Corpus.from_tabular add filenames as prefix to doc_labels.
fatihbozdag opened this issue · comments
Greetings,
Corpus.from_tabular function adds source file name as prefix to each doc_label identifier. Is there a way to prevent this?
corpus = Corpus.from_tabular('/metadata_with_text.csv', id_column = 'docid_field', text_column = 'text_field)
x = corpus.doc_labels
x[0:10]
['metadata_with_text-BGSU1001',
'metadata_with_text-BGSU1002',
'metadata_with_text-BGSU1003',
'metadata_with_text-BGSU1004',
'metadata_with_text-BGSU1005',
'metadata_with_text-BGSU1006',
'metadata_with_text-BGSU1007',
'metadata_with_text-BGSU1008',
'metadata_with_text-BGSU1009',
'metadata_with_text-BGSU1010']
prefix = None
as passed to pd.read_csv
did not work.
Yes, you can change the default document label format by passing the parameter doc_label_fmt='{id}'
. See https://tmtoolkit.readthedocs.io/en/latest/api.html#tmtoolkit.corpus.Corpus.add_tabular
Great! I do not know how I missed that parameter.
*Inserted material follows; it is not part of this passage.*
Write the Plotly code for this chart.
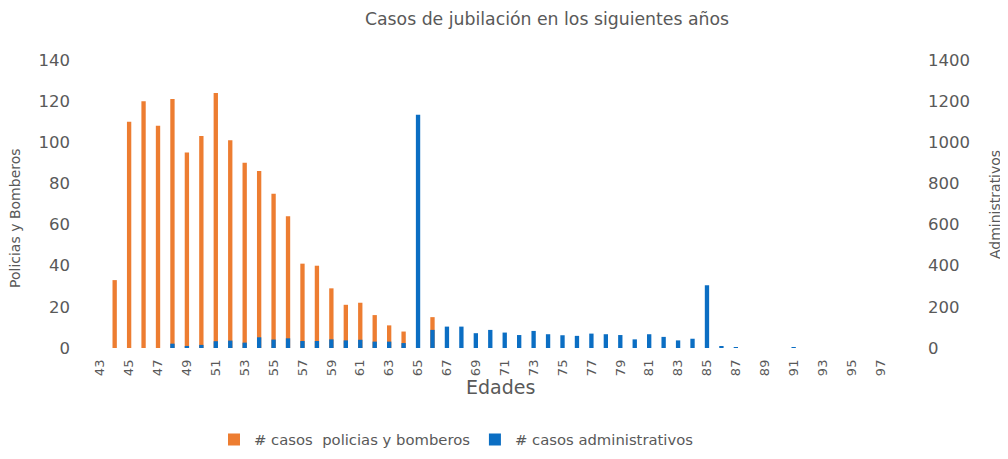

Meanwhile another question; is it possible to implement custom metadata to docs within corpus object? Like the speaker, speaker-gender, native-language, etc. which are provided in the CSV file along with the text? Honestly, I did not really get how to use preproc.add_metadata_per_doc
function.
This issue is stale because it has been open for 30 days with no activity.
This issue was closed because it has been inactive for 14 days since being marked as stale.